I installed drilled slotted rotors on my 04.5 dually when I did the brakes at 120,000 towing miles for the first time. I now have about 20,000 mountain towing miles on the EBC rotors and pads and am VERY happy with the upgrade. I suppose most of the improved stopping performance could be just in the HP pads, but I am convinced that the combo of agressive pads-drilled slotted rotors has helped in at least one panic stop during a downpouring rain.
 
We have the EBC rotors and pads on our '04.5 and are also very please with the performance. I'd have to look at the mileage for sure, but I'm guessing somewhere near 100K on them at this point.
 
Quick report as to how the brakes are doing after installing the new rotors and pads. It took about 1K miles to get them seated into the rotors, and now the pedal is up high, is very tight, and will slow the truck down really fast with just light toe effort on the brake pedal.
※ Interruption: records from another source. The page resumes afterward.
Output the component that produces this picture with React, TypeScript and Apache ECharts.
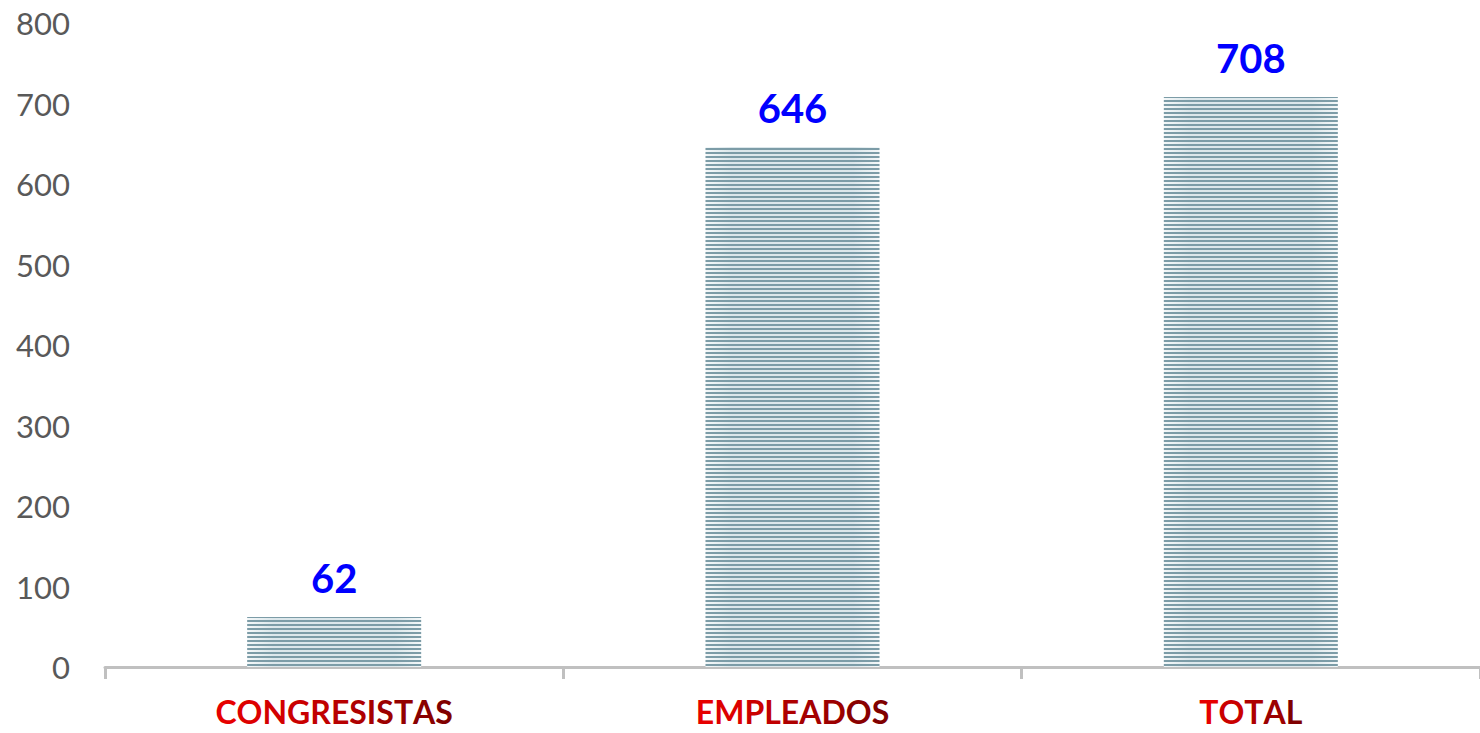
import React, { useEffect, useRef } from "react";
import * as echarts from "echarts";

const categories = ["CONGRESISTAS", "EMPLEADOS", "TOTAL"];
const values = [62, 646, 708];
const yMin = 0;
const yMax = 800;
const yInterval = 100;

const labelStart = [230, 0, 0];
const labelEnd = [128, 0, 0];
const STEPS = 12;

function mix(t: number) {
  const c = labelStart.map((s, i) => Math.round(s + (labelEnd[i] - s) * t));
  return `rgb(${c[0]},${c[1]},${c[2]})`;
}

export default function App() {
  const ref = useRef<HTMLDivElement>(null);
  useEffect(() => {
    document.body.style.margin = "0";
    const chart = echarts.init(ref.current!, null, { renderer: "svg" });
    const rich: Record<string, any> = {};
    for (let i = 0; i < STEPS; i++) {
      rich["c" + i] = {
        fontFamily: "Lato",
        fontWeight: "bold",
        fontSize: 32,
        color: mix(i / (STEPS - 1)),
      };
    }
    chart.setOption({
      animation: false,
      grid: { left: 105, right: 0, top: 23, bottom: 66, containLabel: false },
      xAxis: {
        type: "category",
        data: categories,
        axisLine: { lineStyle: { color: "#c0c0c0", width: 3 } },
        axisTick: { show: true, length: 12, lineStyle: { color: "#c0c0c0", width: 3 } },
        axisLabel: {
          interval: 0,
          hideOverlap: false,
          margin: 28,
          fontFamily: "Lato",
          fontWeight: "bold",
          fontSize: 32,
          color: "#b00000",
          rich,
          formatter: (v: string) => {
            const n = v.length;
            return v
              .split("")
              .map((ch, i) => {
                const k = Math.round((n > 1 ? i / (n - 1) : 0) * (STEPS - 1));
                return `{c${k}|${ch}}`;
              })
              .join("");
          },
        },
      },
      yAxis: {
        type: "value",
        min: yMin,
        max: yMax,
        interval: yInterval,
        axisLine: { show: false },
        axisTick: { show: false },
        splitLine: { show: false },
        axisLabel: {
          margin: 35,
          fontFamily: "Lato",
          fontSize: 31,
          color: "#595959",
        },
      },
      series: [
        {
          type: "bar",
          data: values,
          barWidth: 174,
          itemStyle: {
            color: new echarts.graphic.LinearGradient(0, 0, 1, 0, [
              { offset: 0, color: "#f4f8f9" },
              { offset: 0.15, color: "#dce7eb" },
              { offset: 0.85, color: "#dce7eb" },
              { offset: 1, color: "#f4f8f9" },
            ]),
            decal: {
              symbol: "rect",
              symbolSize: 1,
              dashArrayX: [1, 0],
              dashArrayY: [2, 2],
              color: "#7c9ca7",
              rotation: 0,
            },
          },
          label: {
            show: true,
            position: "top",
            distance: 19,
            fontFamily: "Lato",
            fontWeight: "bold",
            fontSize: 40,
            color: "#0000ff",
          },
        },
      ],
    });
    return () => chart.dispose();
  }, []);
  return <div ref={ref} style={{ width: 1480, height: 733 }} />;
}
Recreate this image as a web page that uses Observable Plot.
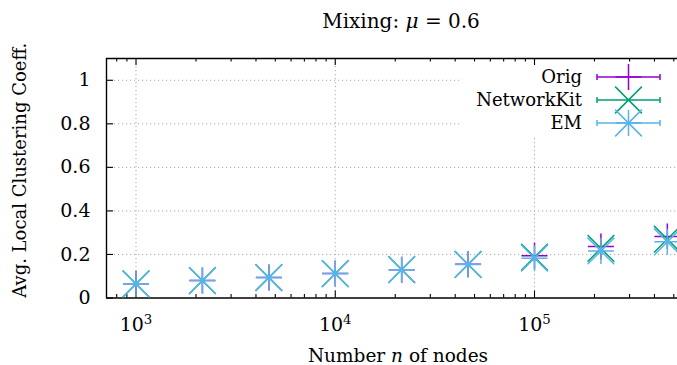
<!DOCTYPE html>
<html><head><meta charset="utf-8">
<script src="https://cdn.jsdelivr.net/npm/d3@7"></script>
<script src="https://cdn.jsdelivr.net/npm/@observablehq/plot@0.6"></script>
<style>body{margin:0;background:#fff} svg{display:block} svg text{font-family:'DejaVu Serif',serif !important}</style>
</head><body><div id="chart"></div>
<script>
// ---- data ----
const nodes     = [1000, 2154, 4642, 10000, 21544, 46416, 100000, 215443, 464159];
const orig      = [0.066, 0.080, 0.094, 0.113, 0.130, 0.155, 0.194, 0.237, 0.283];
const networkit = [0.065, 0.080, 0.094, 0.112, 0.130, 0.154, 0.188, 0.228, 0.270];
const em        = [0.065, 0.080, 0.094, 0.112, 0.130, 0.154, 0.183, 0.216, 0.258];
const seriesNames  = ["Orig", "NetworkKit", "EM"];
const seriesColors = ["#9400d3", "#009e73", "#56b4e9"];
const xTickValues  = [1e3, 1e4, 1e5];
const yTickValues  = [0, 0.2, 0.4, 0.6, 0.8, 1];
const yTickLabels  = ["0", "0.2", "0.4", "0.6", "0.8", "1"];
const titleText  = "Mixing: μ = 0.6";
const xLabelText = "Number n of nodes";
const yLabelText = "Avg. Local Clustering Coeff.";

// ---- layout ----
const W = 677, H = 365;
const mL = 106, mR = 0, mT = 58, mB = 67.5;
const xDomain = [711, 522000];
const yDomain = [0, 1.1];
const FONT = "'DejaVu Serif', serif";
const pxPerDecade = (W - mL - mR) / Math.log10(xDomain[1] / xDomain[0]);
const pxPerUnitY = (H - mT - mB) / (yDomain[1] - yDomain[0]);

const table = (ys) => nodes.map((n, i) => ({n, v: ys[i]}));
const D = [table(orig), table(networkit), table(em)];

const minor = [];
for (const dec of [100, 1000, 10000, 100000]) for (let k = 2; k <= 9; k++) {
  const v = dec * k; if (v > xDomain[0] && v < xDomain[1]) minor.push(v);
}
const majLen = 7, minLen = 3.5;
const dyMaj = majLen / pxPerUnitY, dyMin = minLen / pxPerUnitY;
const xFactor = Math.pow(10, majLen / pxPerDecade);

const grid = {stroke: "#a8a8a8", strokeWidth: 1, strokeDasharray: "1.2,2.8"};
const frameStyle = {stroke: "#000", strokeWidth: 1.4};
const tickStyle = {stroke: "#000", strokeWidth: 1.1};
const rPlus = 8.4, rTimes = 12.2;

const markSeries = (i) => {
  const c = seriesColors[i];
  const base = {x: "n", y: "v", stroke: c, strokeWidth: 1.5};
  if (i === 0) return [Plot.dot(D[i], {...base, symbol: "plus", r: rPlus})];
  if (i === 1) return [Plot.dot(D[i], {...base, symbol: "times", r: rTimes})];
  return [
    Plot.dot(D[i], {...base, symbol: "plus", r: rPlus}),
    Plot.dot(D[i], {...base, symbol: "times", r: rTimes}),
    Plot.dot(D[i], {x: "n", y: "v", fill: c, r: 2.6})
  ];
};

const plot = Plot.plot({
  width: W, height: H,
  marginLeft: mL, marginRight: mR, marginTop: mT, marginBottom: mB,
  style: {fontFamily: FONT, fontSize: "18px", background: "#fff", overflow: "visible"},
  x: {type: "log", domain: xDomain, axis: null},
  y: {domain: yDomain, axis: null},
  marks: [
    Plot.ruleY(yTickValues.filter(d => d > 0), grid),
    Plot.ruleX(xTickValues, grid),
    Plot.ruleY([yDomain[0]], frameStyle),
    Plot.ruleY([yDomain[1]], frameStyle),
    Plot.ruleX([xDomain[0]], frameStyle),
    Plot.ruleX(xTickValues, {...tickStyle, y1: yDomain[0], y2: yDomain[0] + dyMaj}),
    Plot.ruleX(minor, {...tickStyle, y1: yDomain[0], y2: yDomain[0] + dyMin}),
    Plot.ruleX(xTickValues, {...tickStyle, y1: yDomain[1], y2: yDomain[1] - dyMaj}),
    Plot.ruleX(minor, {...tickStyle, y1: yDomain[1], y2: yDomain[1] - dyMin}),
    Plot.ruleY(yTickValues, {...tickStyle, x1: xDomain[0], x2: xDomain[0] * xFactor}),
    Plot.axisX(xTickValues, {tickSize: 0, tickPadding: 19, fontSize: 19, fill: "#000",
      tickFormat: d => "10^" + Math.round(Math.log10(d)), label: null}),
    Plot.axisY(yTickValues, {tickSize: 0, tickPadding: 16, fontSize: 19, fill: "#000",
      tickFormat: (d, i) => yTickLabels[i], label: null}),
    ...markSeries(0), ...markSeries(1), ...markSeries(2),
    Plot.text([titleText], {frameAnchor: "top", textAnchor: "middle", dx: 9, dy: -37, lineAnchor: "middle", fontSize: 20, fill: "#000"}),
    Plot.text([xLabelText], {frameAnchor: "bottom", textAnchor: "middle", dx: 6, dy: 58, lineAnchor: "middle", fontSize: 18.5, fill: "#000"}),
    Plot.text([yLabelText], {frameAnchor: "left", textAnchor: "middle", dx: -86, dy: -8, rotate: -90, lineAnchor: "middle", fontSize: 18, fill: "#000"})
  ]
});

const svg = d3.select(plot);
svg.selectAll("text").each(function () {
  const t = this.textContent;
  const sel = d3.select(this);
  let m;
  if ((m = t.match(/^10\^(\d)$/))) {
    sel.text(null);
    sel.append("tspan").text("10");
    sel.append("tspan").attr("dy", "-0.5em").attr("font-size", "0.7em").text(m[1]);
  } else if (t === titleText) {
    sel.text(null);
    sel.append("tspan").text("Mixing: ");
    sel.append("tspan").attr("font-style", "italic").text("μ");
    sel.append("tspan").text(" = 0.6");
  } else if (t === xLabelText) {
    sel.text(null);
    sel.append("tspan").text("Number ");
    sel.append("tspan").attr("font-style", "italic").text("n");
    sel.append("tspan").text(" of nodes");
  }
});

const key = svg.append("g").attr("font-family", FONT).attr("font-size", 18);
key.append("rect").attr("x", 462).attr("y", 66).attr("width", W - 462).attr("height", 72).attr("fill", "#fff");
const rowY = [77, 100, 123];
const symPlus = d3.symbol(d3.symbolPlus, Math.PI * rPlus * rPlus)();
const symTimes = d3.symbol(d3.symbolTimes, Math.PI * rTimes * rTimes)();
seriesNames.forEach((name, i) => {
  const y = rowY[i], c = seriesColors[i];
  key.append("text").attr("x", 582).attr("y", y).attr("dy", "0.35em").attr("text-anchor", "end").attr("fill", "#000").text(name);
  const g = key.append("g").attr("stroke", c).attr("stroke-width", 1.5).attr("fill", "none");
  g.append("line").attr("x1", 597).attr("x2", 660).attr("y1", y).attr("y2", y);
  g.append("line").attr("x1", 597).attr("x2", 597).attr("y1", y - 3).attr("y2", y + 3);
  g.append("line").attr("x1", 660).attr("x2", 660).attr("y1", y - 3).attr("y2", y + 3);
  if (i === 0 || i === 2) g.append("path").attr("transform", `translate(628.5,${y})`).attr("d", symPlus);
  if (i === 1 || i === 2) g.append("path").attr("transform", `translate(628.5,${y})`).attr("d", symTimes);
});

document.getElementById("chart").appendChild(plot);
</script>
</body></html>
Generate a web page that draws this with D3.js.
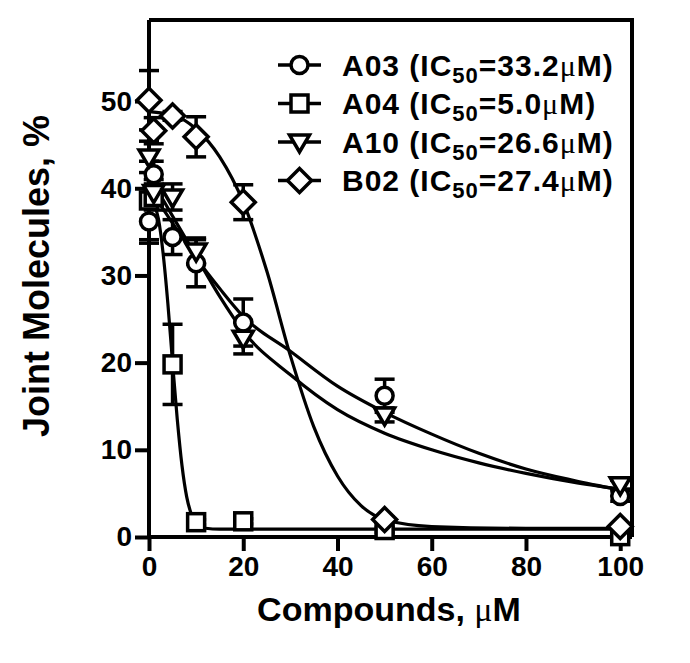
<!doctype html>
<html>
<head>
<meta charset="UTF-8">
<title>Joint molecules vs compounds</title>
<script src="https://d3js.org/d3.v7.min.js"></script>
<style>
  body { margin: 0; background: #fff; }
  text { font-family: "Liberation Sans", Arial, sans-serif; font-weight: bold; fill: #000; }
  .mu { font-family: "Liberation Serif", "DejaVu Serif", serif; font-weight: normal; }
</style>
</head>
<body>
<svg id="chart" width="690" height="663"></svg>
<script>
// measured concentrations
var conc = [0, 1, 5, 10, 20, 50, 100];

var a03Mean = [36.2, 41.6, 34.4, 31.4, 24.6, 16.2, 4.7];
var a03Err  = [2.5, 1.5, 2.0, 2.7, 2.7, 1.9, 0.6];
var a04Mean = [38.6, 39.0, 19.8, 1.7, 1.8, 0.8, 0.1];
var a04Err  = [4.5, 1.5, 4.6, 0.3, 0.3, 0.3, 0.3];
var a10Mean = [43.6, 39.5, 39.0, 32.8, 22.8, 14.0, 6.0];
var a10Err  = [1.8, 1.5, 1.5, 1.5, 1.8, 0.8, 0.5];
var b02Mean = [50.1, 46.6, 48.3, 45.9, 38.4, 2.0, 1.2];
var b02Err  = [3.4, 1.5, 0.5, 2.3, 2.0, 0.3, 0.3];

// fitted curves
var fitX    = [0, 2, 5, 10, 15, 20, 30, 40, 50, 60, 70, 80, 90, 100];
var a03Fit  = [39.8, 38.4, 36.0, 32.0, 28.5, 25.3, 21.3, 17.3, 14.3, 11.8, 9.6, 7.8, 6.5, 5.4];
var a10Fit  = [41.5, 39.6, 36.8, 32.2, 27.6, 23.6, 18.6, 14.6, 11.9, 10.0, 8.5, 7.3, 6.3, 5.5];
var a04FitX = [0, 1, 2, 3, 4, 5, 6, 7, 8, 9, 10, 12, 15, 20, 50, 100];
var a04Fit  = [39.0, 38.3, 36.5, 32.5, 26.8, 20.0, 13.5, 8.2, 4.6, 2.6, 1.6, 1.0, 0.9, 0.9, 0.9, 0.9];
var b02FitX = [0, 5, 10, 15, 20, 25, 30, 35, 40, 45, 50, 60, 80, 100];
var b02Fit  = [48.8, 48.4, 46.8, 43.6, 38.4, 30.5, 20.8, 12.6, 7.0, 3.6, 2.0, 1.2, 1.0, 1.0];

var names  = ["A03", "A04", "A10", "B02"];
var ic50   = ["33.2", "5.0", "26.6", "27.4"];
var shapes = ["circle", "square", "triangle", "diamond"];

var xTicks = [0, 20, 40, 60, 80, 100];
var yTicks = [0, 10, 20, 30, 40, 50];

var series = [
  { mean: a03Mean, err: a03Err, fx: fitX, fy: a03Fit },
  { mean: a04Mean, err: a04Err, fx: a04FitX, fy: a04Fit },
  { mean: a10Mean, err: a10Err, fx: fitX, fy: a10Fit },
  { mean: b02Mean, err: b02Err, fx: b02FitX, fy: b02Fit }
];

var svg = d3.select("#chart");
var pLeft = 149, pRight = 632, pTop = 20, pBottom = 537;

var x = d3.scaleLinear().domain([0, 102.5]).range([pLeft, pRight]);
var y = d3.scaleLinear().domain([0, 59.3]).range([pBottom, pTop]);

// frame
svg.append("path")
  .attr("d", "M" + pLeft + "," + pTop + "H" + pRight + "V" + pBottom)
  .attr("fill", "none").attr("stroke", "#000").attr("stroke-width", 4);

var xAxis = svg.append("g").attr("transform", "translate(0," + pBottom + ")")
  .call(d3.axisBottom(x).tickValues(xTicks).tickSize(14).tickPadding(5).tickSizeOuter(0));
var yAxis = svg.append("g").attr("transform", "translate(" + pLeft + ",0)")
  .call(d3.axisLeft(y).tickValues(yTicks).tickSize(14).tickPadding(3).tickSizeOuter(0));

[xAxis, yAxis].forEach(function (g) {
  g.select(".domain").attr("stroke-width", 4);
  g.selectAll(".tick line").attr("stroke-width", 4);
  g.selectAll(".tick text").style("font-size", "28px").style("font-family", "Liberation Sans, Arial, sans-serif")
    .style("font-weight", "bold").attr("fill", "#000");
});
xAxis.select(".domain").attr("d", "M" + (pLeft - 2) + ",0H" + pRight);
yAxis.select(".domain").attr("d", "M0," + (pBottom + 2) + "V" + pTop);

// axis titles
var xt = svg.append("text").attr("x", 389).attr("y", 621).attr("text-anchor", "middle")
  .style("font-size", "34px");
xt.append("tspan").text("Compounds, ");
xt.append("tspan").attr("class", "mu").text("μ");
xt.append("tspan").text("M");

svg.append("text").attr("transform", "translate(49,276) rotate(-90)")
  .attr("text-anchor", "middle").style("font-size", "36px")
  .text("Joint Molecules, %");

// markers
function marker(g, shape) {
  if (shape === "circle") {
    g.append("circle").attr("r", 8.5);
  } else if (shape === "square") {
    g.append("rect").attr("x", -8.5).attr("y", -8.5).attr("width", 17).attr("height", 17);
  } else if (shape === "triangle") {
    g.append("path").attr("d", "M-10,-7L10,-7L0,10Z");
  } else {
    g.append("path").attr("d", "M0,-12L12,0L0,12L-12,0Z");
  }
  g.selectAll("*").attr("fill", "#fff").attr("stroke", "#000").attr("stroke-width", 3.5);
}

var line = d3.line().x(function (d) { return x(d[0]); }).y(function (d) { return y(d[1]); })
  .curve(d3.curveMonotoneX);

// fitted curves
series.forEach(function (s) {
  svg.append("path")
    .datum(s.fx.map(function (v, i) { return [v, s.fy[i]]; }))
    .attr("d", line).attr("fill", "none").attr("stroke", "#000").attr("stroke-width", 3.2);
});

// error bars
series.forEach(function (s) {
  var eb = svg.append("g").attr("stroke", "#000").attr("stroke-width", 3.5);
  conc.forEach(function (c, i) {
    var hi = y(s.mean[i] + s.err[i]), lo = y(Math.max(0, s.mean[i] - s.err[i])), cx = x(c);
    eb.append("line").attr("x1", cx).attr("x2", cx).attr("y1", hi).attr("y2", lo);
    eb.append("line").attr("x1", cx - 10).attr("x2", cx + 10).attr("y1", hi).attr("y2", hi);
    eb.append("line").attr("x1", cx - 10).attr("x2", cx + 10).attr("y1", lo).attr("y2", lo);
  });
});

// points
series.forEach(function (s, k) {
  conc.forEach(function (c, i) {
    var g = svg.append("g").attr("transform", "translate(" + x(c) + "," + y(s.mean[i]) + ")");
    marker(g, shapes[k]);
  });
});

// legend
names.forEach(function (n, k) {
  var ly = 65 + k * 38.5;
  var g = svg.append("g").attr("transform", "translate(0," + ly + ")");
  g.append("line").attr("x1", 278).attr("x2", 321).attr("y1", 0).attr("y2", 0)
    .attr("stroke", "#000").attr("stroke-width", 3.5);
  var m = g.append("g").attr("transform", "translate(299.5,0)");
  marker(m, shapes[k]);
  var t = g.append("text").attr("x", 342).attr("y", 10.5).style("font-size", "30px")
    .style("letter-spacing", "1px");
  t.append("tspan").text(n + " (IC");
  t.append("tspan").attr("dy", 7).style("font-size", "22px").text("50");
  t.append("tspan").attr("dy", -7).text("=" + ic50[k]);
  t.append("tspan").attr("class", "mu").text("μ");
  t.append("tspan").text("M)");
});
</script>
</body>
</html>
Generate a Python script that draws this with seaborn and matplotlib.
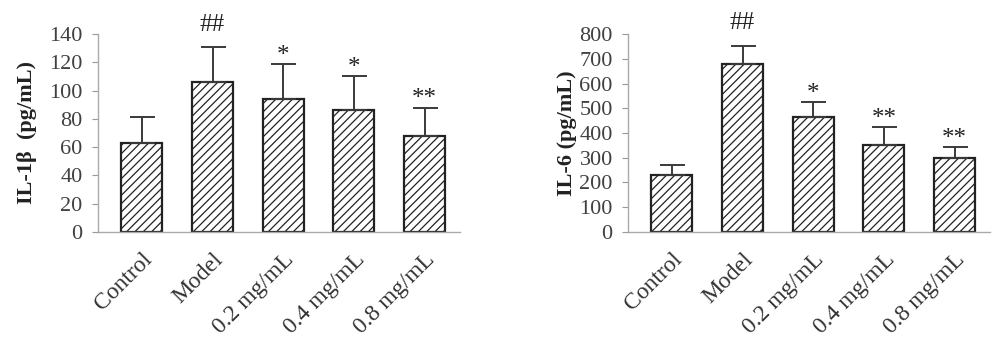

I couldn't be more pleased! I now have 94.5K on the truck, meaning the new brakes have been on there for 11.5K miles. The pads don't look like they are wearing at all, and the rotor surfaces are still smooth and shiny on both the front and the rear. Pulling an 18' PJ car hauler tilt trailer down an interstate 7% grade for 5 miles, I experienced no fade or loss of pedal, and was very thankful to have changed them over....I still want to get an exhaust brake....
 
Your panic stop must have resulted in sitting in one spot with the brakes applied after the panic stop was over. You need to roll some after a panic stop every few seconds to even out the rotor cooling. Shift it into reverse and give yourself a few feet if you have to. Otherwise you heat treat the red hot rotor and pad in one spot as the rotor cools everywhere else but under the red hot pads. This results in a hard spot on the rotor that will not wear as fast as the rest of the rotor giving you brake pulse sometimes bad enough to feel in the pedal. You can measure the runout of the rotor and see it. Heating and cooling will eventually distort castings like your rotors including exhaust manifolds. You can measure this as well.

Measure the new rotors for runout before they go out the door as our Communist friends who make most parts don't have quality translated properly. Somehow 'quality' translated to 'krap' in China. The measurement will allow you to exchange parts with excessive runout before completing the job and doing it over in the very near future.

You can see the pad outline in the (now ruined) rotor after doing a panic stop and sitting on the brakes. Turning the rotors with the cutting tool just has the tool bounce off the hard spots resulting in a unhappy customer back in your shop with pulsing brakes in ~3000 miles. Unless you can grind the rotors turning is a waste of time resulting in getting to do the job over correctly with new rotors in the near future.

The slotted rotors absolutely cool faster. This can bite you in the butt if you expect hot rotor short stopping distance on the freeway off ramp and wind up with the longer cold rotor distance. Short in city freeway drives with slotted rotors would bring this faster cooling to my attention. Drilled rotors also help some, but, they crack. I have had the best luck with slotted. Neither slotted/drilled rotor design is easy to get turned by any shop as most fear tool damage and won't touch them. The slotted rotors can make a whirr noise under heavy braking.

On a undersized POS 1990's GM 1/2 ton brake system we would get 12K out of a set of front pads. Slotted rotors got us 17K out of a set of pads. Your MPG may vary.